А Карелин ровным голосом:
— Ты, блядища, меня не трожь! Чего Вальке наболтала? — и трехэтажным.
Выскочил из комнаты Вадим Александрович:
— Что тут происходит?
Карелин ровно говорит:
— Ах, вот кто у нас баб баламутит! Ясно-ясненько! — И ржет.
Вадим Александрович говорит:
— В чем дело? Кто вы такой?
А Карелин смеется:
— Ясненько! Вон откуда все! Знакомая харя. Я вашу породу знаю!
Вадим Александрович:
— Уйдите!
А Карелин:
— Заткни хавальник!
Тогда Вадим Александрович рванулся:
— Вон отсюда! — и толкнул его рукой в грудь.
А Карелин боксерским ударом, снизу — крюк он, что ли, называется, — в солнечное сплетение. Вадим отлетел к стене и сполз по ней. И сип какой-то страшный. Не из горла, а прямо из легких. Я к нему кинулась, а Карелин медленно подходит — я еще запомнила: сверкают ботинки — красное с зеленым на толстой подошве. Вскочила — и на него с кулаками. Бью. А он не защищается. Смеется:
— Счас я кончу твоего старика…
Я говорю:
— Уйди! Уйди, умоляю! Уйди, гад! Что хочешь отдам, только уйди, умоляю, гад!
Он смеется и ровно говорит:
— Дай десятку.
Я кинулась к пальто — оно тут же на вешалке висело. Шарю по карманам — и нашла. Держу десятку в руке, смотрю в эти узкие глазки — и со всей силы открытой ладонью с этой десяткой ему в рожу. Только руку ушибла — как о бревно ударилась. А он зубами десятку ухватил, оскалился, носом пошмыгал и, не выпуская десятки, «пока!» — говорит. И ушел.

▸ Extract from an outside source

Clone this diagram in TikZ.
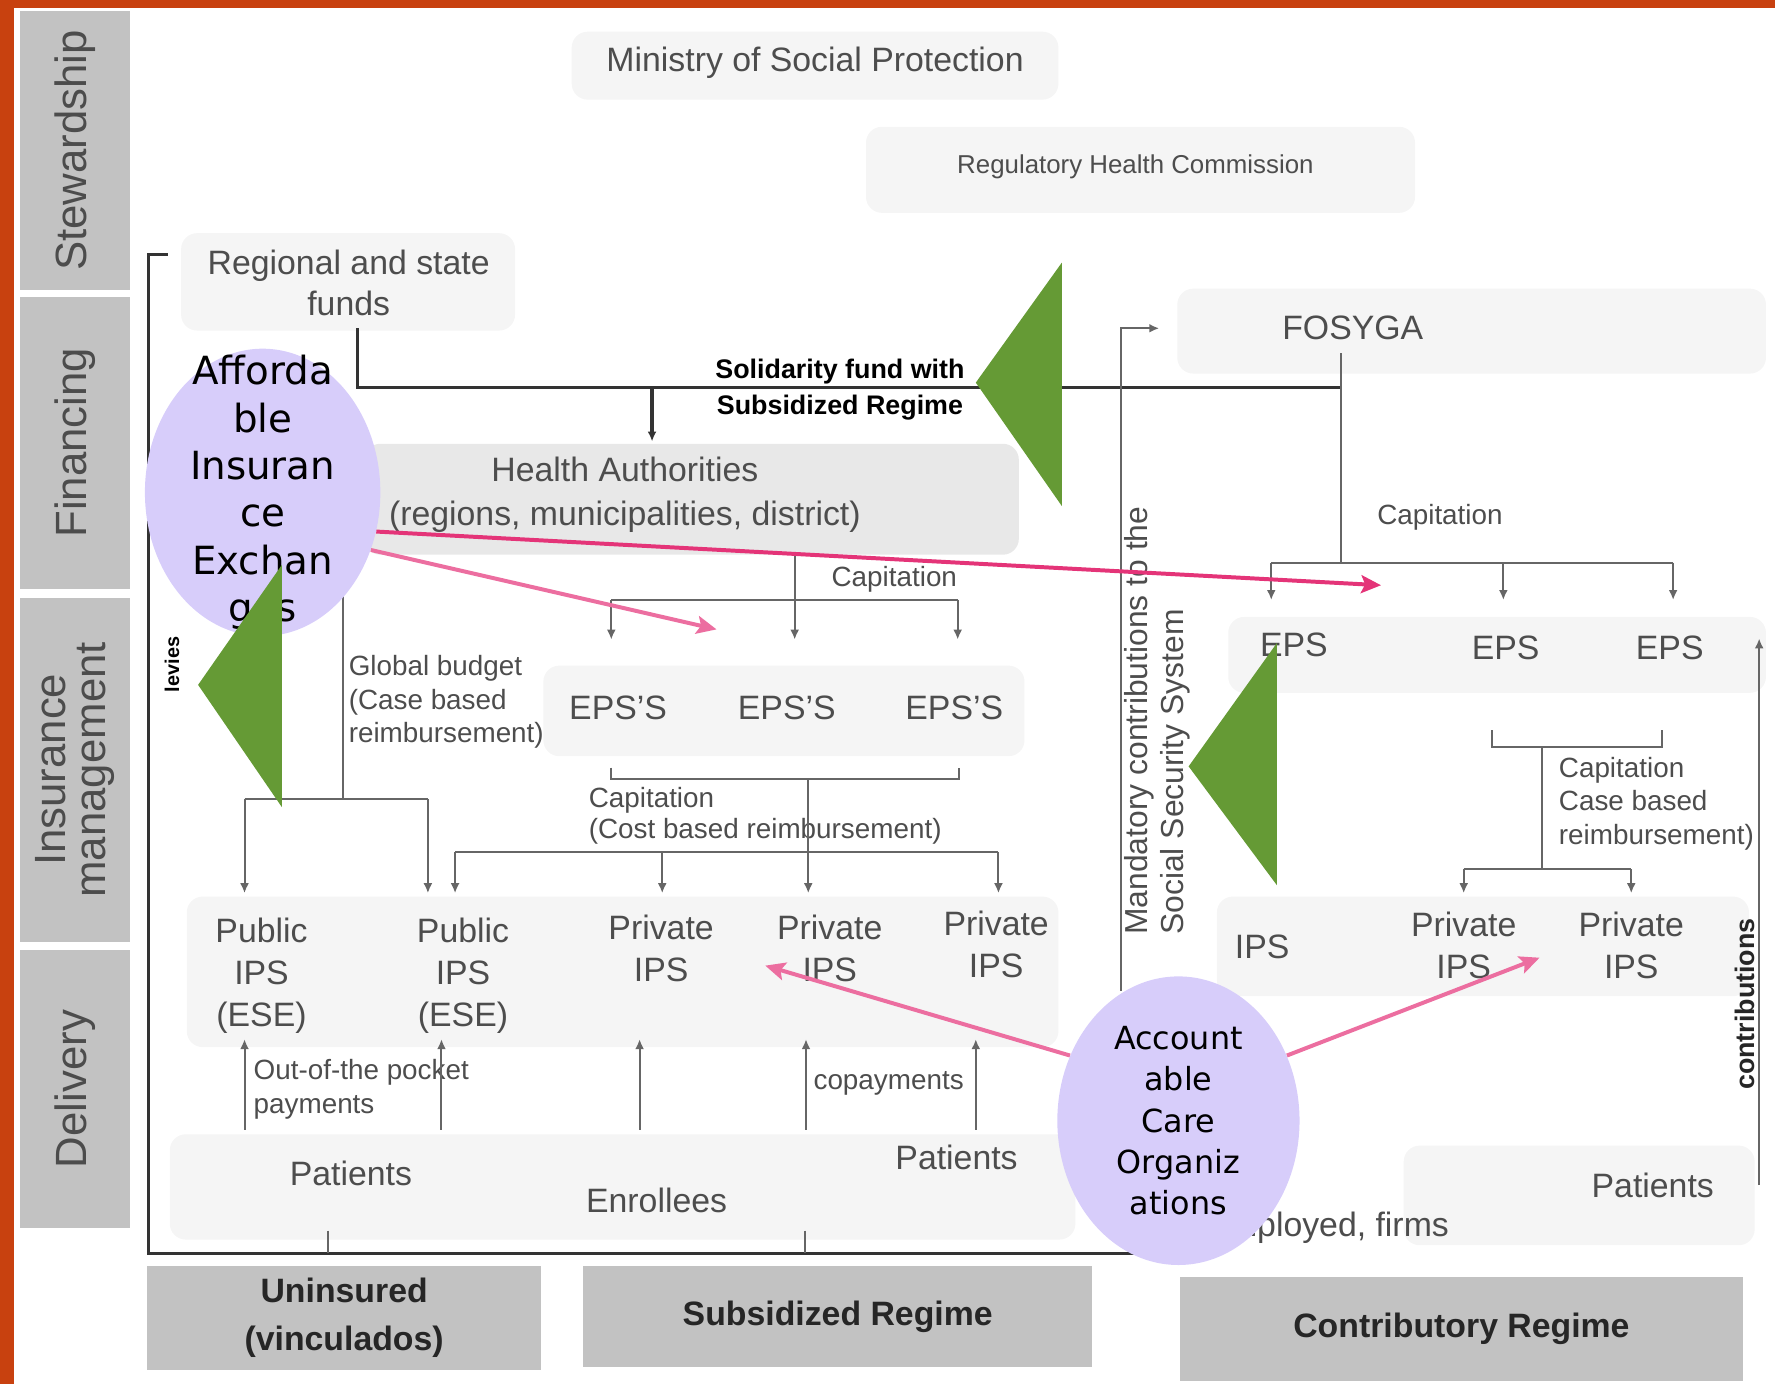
\documentclass[tikz,border=0pt]{standalone}
\usepackage{fontspec}
\setmainfont{Liberation Sans}
\newfontfamily\bubblefont{DejaVu Sans}
\usetikzlibrary{positioning,calc,arrows.meta,shapes.geometric}

\definecolor{rimorange}{HTML}{C8410F}
\definecolor{leafgreen}{HTML}{659A35}
\definecolor{lilac}{HTML}{D7CDFA}
\definecolor{hotpink}{HTML}{E43478}
\definecolor{softpink}{HTML}{EC6EA0}
\definecolor{inkgray}{HTML}{4D4D4D}

\begin{document}
\begin{tikzpicture}[x=0.02cm,y=-0.02cm,
    txt/.style={text=inkgray, font=\fontsize{17}{21}\selectfont, align=center, inner sep=1pt},
    note/.style={text=inkgray, font=\fontsize{14}{17}\selectfont, align=left, inner sep=1pt},
    rowtag/.style={rectangle, fill=black!24, rotate=90, text=black!70, font=\fontsize{22}{20}\selectfont, align=center, minimum height=1.94cm, inner sep=0pt},
    regime/.style={rectangle, fill=black!24, text=black!85, font=\bfseries\fontsize{17}{24}\selectfont, align=center, inner sep=0pt},
    bubble/.style={ellipse, fill=lilac, inner sep=0pt},
    bubbletext/.style={text=black, align=center, inner sep=0pt},
    haze/.style={fill=black!4, rounded corners=8pt},
    heavy/.style={draw=black!80, line width=1.6pt},
    link/.style={draw=black!60, line width=1pt},
    flow/.style={link, -{Latex[length=5pt,width=4.5pt]}},
    hint/.style={line width=2pt, -{Stealth[length=10pt,width=9pt,inset=2pt]}}]
        \useasboundingbox (0,0) rectangle (1568,1223);

        % Haze behind the old chart
        \fill[haze] (505,28) rectangle (935,88);
        \fill[haze] (765,112) rectangle (1250,188);
        \fill[haze] (160,206) rectangle (455,292);
        \fill[haze] (1040,255) rectangle (1560,330);
        \fill[haze, fill=black!9] (322,392) rectangle (900,490);
        \fill[haze] (480,588) rectangle (905,668);
        \fill[haze] (1085,545) rectangle (1560,612);
        \fill[haze] (165,792) rectangle (935,925);
        \fill[haze] (1075,792) rectangle (1545,880);
        \fill[haze] (150,1002) rectangle (950,1095);
        \fill[haze] (1240,1012) rectangle (1550,1100);

        % Rim
        \fill[rimorange] (0,0) rectangle (12,1223);
        \fill[rimorange] (0,0) rectangle (1568,7);

        % Row tags
        \node[rowtag, minimum width=4.92cm] (stew) at (66,133) {Stewardship};
        \node[rowtag, minimum width=5.16cm] (fin) at (66,391) {Financing};
        \node[rowtag, minimum width=6.08cm] (insm) at (66,680) {Insurance\\management};
        \node[rowtag, minimum width=4.90cm] (deliv) at (66,962) {Delivery};

        % Regimes
        \node[regime, minimum width=6.96cm, minimum height=1.84cm] (uninsured) at (304,1164) {Uninsured\\(vinculados)};
        \node[regime, minimum width=9cm, minimum height=1.8cm] (subsidized) at (740,1163) {Subsidized Regime};
        \node[regime, minimum width=9.94cm, minimum height=1.84cm] (contributory) at (1291,1174) {Contributory Regime};

        % Nodes
        \node[txt] (ministry) at (720,55) {Ministry of Social Protection};
        \node[txt, font=\fontsize{13}{15}\selectfont] (regulator) at (1003,147) {Regulatory Health Commission};
        \node[txt] (funds) at (308,250) {Regional and state\\funds};
        \node[txt] (fosyga) at (1195,290) {FOSYGA};
        \node[txt, text=black, font=\bfseries\fontsize{13.5}{18}\selectfont] (solidarity) at (742,344) {Solidarity fund with\\Subsidized Regime};
        \node[txt, font=\fontsize{17}{22}\selectfont] (authority) at (552,437) {Health Authorities\\(regions, municipalities, district)};
        \node[note] (capmid) at (790,512) {Capitation};
        \node[txt] (eps1) at (546,625) {EPS'S};
        \node[txt] (eps2) at (695,625) {EPS'S};
        \node[txt] (eps3) at (843,625) {EPS'S};
        \node[note, anchor=west] (budget) at (306,620) {Global budget\\(Case based\\reimbursement)};
        \node[note, anchor=west, font=\fontsize{14}{15.5}\selectfont] (capcost) at (518,721) {Capitation\\(Cost based reimbursement)};
        \node[txt] (pub1) at (231,862) {Public\\IPS\\(ESE)};
        \node[txt] (pub2) at (409,862) {Public\\IPS\\(ESE)};
        \node[txt] (priv1) at (584,838) {Private\\IPS};
        \node[txt] (priv2) at (733,838) {Private\\IPS};
        \node[txt] (priv3) at (880,834) {Private\\IPS};
        \node[note, anchor=west] (oop) at (222,962) {Out-of-the pocket\\payments};
        \node[note] (copay) at (785,957) {copayments};
        \node[txt] (patpub) at (310,1037) {Patients};
        \node[txt] (enrol) at (580,1060) {Enrollees};
        \node[txt] (patsub) at (845,1022) {Patients};
        \node[note] (capright) at (1272,457) {Capitation};
        \node[txt] (epsc1) at (1143,570) {EPS};
        \node[txt] (epsc2) at (1330,572) {EPS};
        \node[txt] (epsc3) at (1475,572) {EPS};
        \node[note, anchor=west] (capcase) at (1375,710) {Capitation\\Case based\\reimbursement)};
        \node[txt] (ipsc) at (1115,836) {IPS};
        \node[txt] (privc1) at (1293,835) {Private\\IPS};
        \node[txt] (privc2) at (1441,835) {Private\\IPS};
        \node[txt] (patcon) at (1460,1047) {Patients};
        \node[txt, anchor=east] (firms) at (1282,1085) {Employed, firms};
        \node[rotate=90, text=black, font=\bfseries\fontsize{10}{12}\selectfont, inner sep=0pt] (levies) at (152,587) {levies};
        \node[note, rotate=90, anchor=north west, inner sep=0pt, font=\fontsize{16}{18}\selectfont] (mandatory) at (993,826) {Mandatory contributions to the\\Social Security System};
        \node[rotate=90, text=black!85, font=\bfseries\fontsize{13.5}{15}\selectfont, inner sep=0pt] (contrib) at (1541,887) {contributions};

        % Frame
        \coordinate (framecap) at (148,225);
        \coordinate (framecorner) at (131,225);
        \coordinate (framefoot) at (131,1107);
        \coordinate (frameend) at (1045,1107);
        \draw[heavy] (framecap) -- (framecorner) -- (framefoot) -- (frameend);
        \coordinate (unintick) at (290,1087);
        \coordinate (subtick) at (711,1087);
        \draw[link] (unintick) -- (unintick |- framefoot);
        \draw[link] (subtick) -- (subtick |- framefoot);

        % Financing
        \coordinate (fundsfoot) at (316,290);
        \coordinate (fosjoin) at (1185,342);
        \coordinate (fosfoot) at (1185,312);
        \coordinate (fosbar) at (1185,497);
        \coordinate (hadrop) at (576,342);
        \coordinate (hain) at (576,390);
        \draw[heavy] (fundsfoot) |- (fosjoin);
        \draw[link] (fosfoot) -- (fosbar);
        \draw[flow, heavy] (hadrop) -- (hain);

        % Health authorities to EPS'S
        \coordinate (hastem) at (702,490);
        \coordinate (epsbarl) at (540,530);
        \coordinate (epsbarr) at (846,530);
        \coordinate (epsin) at (0,565);
        \draw[flow] (hastem) -- (hastem |- epsin);
        \draw[link] (epsbarl) -- (epsbarr);
        \draw[flow] (epsbarl) -- (epsbarl |- epsin);
        \draw[flow] (epsbarr) -- (epsbarr |- epsin);

        % Health authorities to public IPS
        \coordinate (pubstem) at (303,485);
        \coordinate (pubbar) at (303,706);
        \coordinate (pubbarl) at (216,706);
        \coordinate (pubbarr) at (378,706);
        \coordinate (ipsin) at (0,789);
        \draw[link] (pubstem) -- (pubbar);
        \draw[link] (pubbarl) -- (pubbarr);
        \draw[flow] (pubbarl) -- (pubbarl |- ipsin);
        \draw[flow] (pubbarr) -- (pubbarr |- ipsin);

        % EPS'S to private IPS
        \coordinate (epsbrl) at (540,678);
        \coordinate (epsbrmid) at (714,688);
        \coordinate (epsbrr) at (847,678);
        \coordinate (privbarl) at (402,753);
        \coordinate (privtap) at (585,753);
        \coordinate (privbarr) at (882,753);
        \draw[link] (epsbrl) |- (epsbrmid) -| (epsbrr);
        \draw[flow] (epsbrmid) -- (epsbrmid |- ipsin);
        \draw[link] (privbarl) -- (privbarr);
        \draw[flow] (privbarl) -- (privbarl |- ipsin);
        \draw[flow] (privtap) -- (privtap |- ipsin);
        \draw[flow] (privbarr) -- (privbarr |- ipsin);

        % Patients paying providers
        \coordinate (ipsout) at (0,918);
        \coordinate (oopl) at (216,998);
        \coordinate (oopr) at (390,998);
        \coordinate (payl) at (565,998);
        \coordinate (paym) at (712,998);
        \coordinate (payr) at (862,998);
        \draw[flow] (oopl) -- (oopl |- ipsout);
        \draw[flow] (oopr) -- (oopr |- ipsout);
        \draw[flow] (payl) -- (payl |- ipsout);
        \draw[flow] (paym) -- (paym |- ipsout);
        \draw[flow] (payr) -- (payr |- ipsout);

        % Contributory side
        \coordinate (cepsl) at (1123,497);
        \coordinate (cepsm) at (1328,497);
        \coordinate (cepsr) at (1478,497);
        \coordinate (cepsin) at (0,530);
        \draw[link] (cepsl) -- (cepsr);
        \draw[flow] (cepsl) -- (cepsl |- cepsin);
        \draw[flow] (cepsm) -- (cepsm |- cepsin);
        \draw[flow] (cepsr) -- (cepsr |- cepsin);
        \coordinate (cbrl) at (1318,645);
        \coordinate (cbrmid) at (1362,660);
        \coordinate (cbrr) at (1468,645);
        \coordinate (cipsbar) at (1362,768);
        \coordinate (cipsl) at (1293,768);
        \coordinate (cipsr) at (1441,768);
        \draw[link] (cbrl) |- (cbrmid) -| (cbrr);
        \draw[link] (cbrmid) -- (cipsbar);
        \draw[link] (cipsl) -- (cipsr);
        \draw[flow] (cipsl) -- (cipsl |- ipsin);
        \draw[flow] (cipsr) -- (cipsr |- ipsin);
        \coordinate (mandfoot) at (990,875);
        \coordinate (fosin) at (1024,290);
        \draw[flow] (mandfoot) |- (fosin);
        \coordinate (contfoot) at (1554,1047);
        \coordinate (conttop) at (1554,564);
        \draw[flow] (contfoot) -- (conttop);

        % Bubbles
        \node[bubble, minimum width=4.16cm, minimum height=5.08cm] (aie) at (232,435) {};
        \node[bubbletext, font=\bubblefont\fontsize{19.5}{23.8}\selectfont] (aietext) at (aie.center) {Afforda\\ble\\Insuran\\ce\\Exchan\\ges};
        \node[bubble, minimum width=4.28cm, minimum height=5.1cm] (aco) at (1041,990) {};
        \node[bubbletext, font=\bubblefont\fontsize{16}{20.7}\selectfont] (acotext) at (aco.center) {Account\\able\\Care\\Organiz\\ations};

        % Pointers
        \coordinate (epsmark) at (1220,517);
        \coordinate (epsmidmark) at (633,556);
        \coordinate (privmark) at (676,853);
        \coordinate (cprivmark) at (1360,846);
        \draw[hint, draw=hotpink] (aie.-19) -- (epsmark);
        \draw[hint, draw=softpink] (aie.-28) -- (epsmidmark);
        \draw[hint, draw=softpink] (aco.149) -- (privmark);
        \draw[hint, draw=softpink] (aco.31) -- (cprivmark);

        % Green wedges
        \fill[leafgreen] (862,338) -- (938,232) -- (938,447) -- cycle;
        \fill[leafgreen] (175,605) -- (249,499) -- (249,713) -- cycle;
        \fill[leafgreen] (1050,677) -- (1128,568) -- (1128,782) -- cycle;
\end{tikzpicture}
\end{document}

Перетащила я Вадима в комнату. Немного пришел в себя. Хотела «скорую» вызвать — он ни в какую:
— Мне лучше, мне лучше.
Вроде и вправду лучше стало — дыхание нормальное, двигается. Но лицо серое-серое.
Потом даже совсем ничего. Даже ужинали за столом. Он опять шутить пытался, но уже не смешно было. Легли. Обнял он меня, налег, а я чувствую — его озноб колотит. Выскользнула.
Говорю:
— Врача надо, — и одеваюсь.
А он:
— Утром, утром! Иди сюда. Дай же мне с тобой последнюю ночь побыть.
Я заплакала. Села рядом.
— Больно? — спрашиваю.
Он говорит:
— Иди ко мне.
А я:
— Лежи, лежи, я тут, я с тобой… (Или я его на «вы» называла? Нет, тогда на «ты».) — И глажу по голове и целую. Он сдался. Утих.
Потом говорит:
— Я тебе целый день рассказывал, веселил тебя, а у тебя вон, оказывается, какие знакомые. За это ты мне теперь рассказывай. (Господи, что ж я, уже забываю, что ли? Значит, и он меня на «ты» звал? или нет?)